■ REQUIREMENT: Transcribe the material word for word, but without the images.

■ DATA:
# # # # #
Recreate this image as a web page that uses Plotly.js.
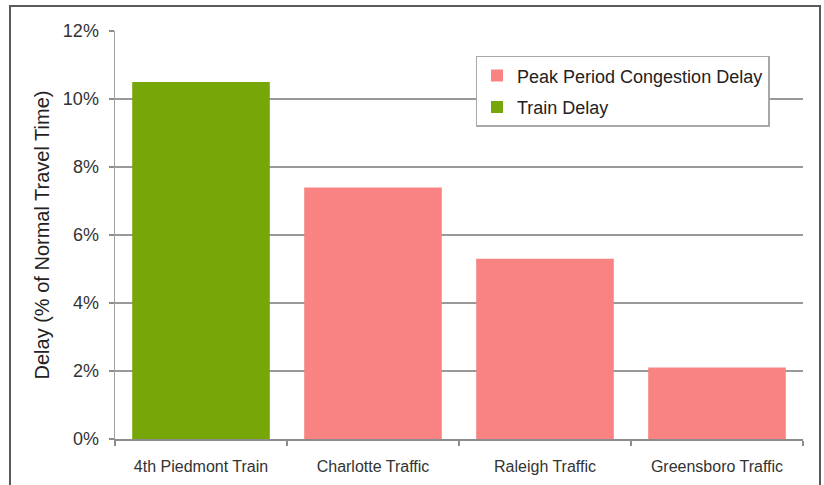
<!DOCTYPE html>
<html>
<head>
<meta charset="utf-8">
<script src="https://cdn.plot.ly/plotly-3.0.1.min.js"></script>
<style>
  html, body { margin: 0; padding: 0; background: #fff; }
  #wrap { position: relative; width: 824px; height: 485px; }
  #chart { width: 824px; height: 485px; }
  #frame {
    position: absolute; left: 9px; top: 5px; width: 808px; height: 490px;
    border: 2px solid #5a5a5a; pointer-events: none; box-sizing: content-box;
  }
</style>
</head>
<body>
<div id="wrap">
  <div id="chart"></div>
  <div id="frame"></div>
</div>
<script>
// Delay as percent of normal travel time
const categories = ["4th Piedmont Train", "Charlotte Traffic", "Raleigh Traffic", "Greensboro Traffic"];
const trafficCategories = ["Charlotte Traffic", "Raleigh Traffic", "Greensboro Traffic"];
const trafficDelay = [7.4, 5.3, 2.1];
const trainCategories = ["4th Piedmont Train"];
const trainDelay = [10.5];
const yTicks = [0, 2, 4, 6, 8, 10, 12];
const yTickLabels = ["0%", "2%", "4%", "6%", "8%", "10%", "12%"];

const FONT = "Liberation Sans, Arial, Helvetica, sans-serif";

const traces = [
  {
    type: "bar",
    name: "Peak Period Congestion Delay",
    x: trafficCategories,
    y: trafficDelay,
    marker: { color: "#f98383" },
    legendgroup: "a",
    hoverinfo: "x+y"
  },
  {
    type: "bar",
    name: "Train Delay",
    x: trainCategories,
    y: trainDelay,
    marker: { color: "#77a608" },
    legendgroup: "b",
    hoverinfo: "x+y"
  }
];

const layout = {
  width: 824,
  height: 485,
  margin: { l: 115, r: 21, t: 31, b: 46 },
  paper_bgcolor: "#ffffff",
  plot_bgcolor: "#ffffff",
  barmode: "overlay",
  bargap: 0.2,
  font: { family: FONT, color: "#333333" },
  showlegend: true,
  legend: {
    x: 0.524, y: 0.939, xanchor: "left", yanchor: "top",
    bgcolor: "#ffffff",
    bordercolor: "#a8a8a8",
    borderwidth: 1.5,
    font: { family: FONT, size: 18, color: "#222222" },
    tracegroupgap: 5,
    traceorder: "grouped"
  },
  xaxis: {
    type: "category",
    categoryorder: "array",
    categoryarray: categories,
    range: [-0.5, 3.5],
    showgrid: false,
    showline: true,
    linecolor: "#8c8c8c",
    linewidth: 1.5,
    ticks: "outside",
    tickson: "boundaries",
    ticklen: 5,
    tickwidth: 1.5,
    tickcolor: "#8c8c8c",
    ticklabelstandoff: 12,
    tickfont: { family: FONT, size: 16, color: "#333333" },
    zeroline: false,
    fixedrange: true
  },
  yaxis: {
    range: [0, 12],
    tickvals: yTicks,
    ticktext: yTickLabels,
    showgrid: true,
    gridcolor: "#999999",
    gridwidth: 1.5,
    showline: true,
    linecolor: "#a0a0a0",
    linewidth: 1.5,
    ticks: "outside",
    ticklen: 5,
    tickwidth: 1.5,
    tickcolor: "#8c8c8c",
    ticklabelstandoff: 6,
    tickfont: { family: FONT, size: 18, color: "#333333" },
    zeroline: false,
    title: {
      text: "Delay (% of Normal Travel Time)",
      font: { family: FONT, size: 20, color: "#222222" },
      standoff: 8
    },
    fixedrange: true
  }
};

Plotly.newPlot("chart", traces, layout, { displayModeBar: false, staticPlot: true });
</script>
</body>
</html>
# # # # #
■ FINISHED EXERCISE:
Recreate this image as a web page that uses Plotly.js.
<!DOCTYPE html>
<html>
<head>
<meta charset="utf-8">
<script src="https://cdn.plot.ly/plotly-3.0.1.min.js"></script>
<style>
  html, body { margin: 0; padding: 0; background: #fff; }
  #wrap { position: relative; width: 824px; height: 485px; }
  #chart { width: 824px; height: 485px; }
  #frame {
    position: absolute; left: 9px; top: 5px; width: 808px; height: 490px;
    border: 2px solid #5a5a5a; pointer-events: none; box-sizing: content-box;
  }
</style>
</head>
<body>
<div id="wrap">
  <div id="chart"></div>
  <div id="frame"></div>
</div>
<script>
// Delay as percent of normal travel time
const categories = ["4th Piedmont Train", "Charlotte Traffic", "Raleigh Traffic", "Greensboro Traffic"];
const trafficCategories = ["Charlotte Traffic", "Raleigh Traffic", "Greensboro Traffic"];
const trafficDelay = [7.4, 5.3, 2.1];
const trainCategories = ["4th Piedmont Train"];
const trainDelay = [10.5];
const yTicks = [0, 2, 4, 6, 8, 10, 12];
const yTickLabels = ["0%", "2%", "4%", "6%", "8%", "10%", "12%"];

const FONT = "Liberation Sans, Arial, Helvetica, sans-serif";

const traces = [
  {
    type: "bar",
    name: "Peak Period Congestion Delay",
    x: trafficCategories,
    y: trafficDelay,
    marker: { color: "#f98383" },
    legendgroup: "a",
    hoverinfo: "x+y"
  },
  {
    type: "bar",
    name: "Train Delay",
    x: trainCategories,
    y: trainDelay,
    marker: { color: "#77a608" },
    legendgroup: "b",
    hoverinfo: "x+y"
  }
];

const layout = {
  width: 824,
  height: 485,
  margin: { l: 115, r: 21, t: 31, b: 46 },
  paper_bgcolor: "#ffffff",
  plot_bgcolor: "#ffffff",
  barmode: "overlay",
  bargap: 0.2,
  font: { family: FONT, color: "#333333" },
  showlegend: true,
  legend: {
    x: 0.524, y: 0.939, xanchor: "left", yanchor: "top",
    bgcolor: "#ffffff",
    bordercolor: "#a8a8a8",
    borderwidth: 1.5,
    font: { family: FONT, size: 18, color: "#222222" },
    tracegroupgap: 5,
    traceorder: "grouped"
  },
  xaxis: {
    type: "category",
    categoryorder: "array",
    categoryarray: categories,
    range: [-0.5, 3.5],
    showgrid: false,
    showline: true,
    linecolor: "#8c8c8c",
    linewidth: 1.5,
    ticks: "outside",
    tickson: "boundaries",
    ticklen: 5,
    tickwidth: 1.5,
    tickcolor: "#8c8c8c",
    ticklabelstandoff: 12,
    tickfont: { family: FONT, size: 16, color: "#333333" },
    zeroline: false,
    fixedrange: true
  },
  yaxis: {
    range: [0, 12],
    tickvals: yTicks,
    ticktext: yTickLabels,
    showgrid: true,
    gridcolor: "#999999",
    gridwidth: 1.5,
    showline: true,
    linecolor: "#a0a0a0",
    linewidth: 1.5,
    ticks: "outside",
    ticklen: 5,
    tickwidth: 1.5,
    tickcolor: "#8c8c8c",
    ticklabelstandoff: 6,
    tickfont: { family: FONT, size: 18, color: "#333333" },
    zeroline: false,
    title: {
      text: "Delay (% of Normal Travel Time)",
      font: { family: FONT, size: 20, color: "#222222" },
      standoff: 8
    },
    fixedrange: true
  }
};

Plotly.newPlot("chart", traces, layout, { displayModeBar: false, staticPlot: true });
</script>
</body>
</html>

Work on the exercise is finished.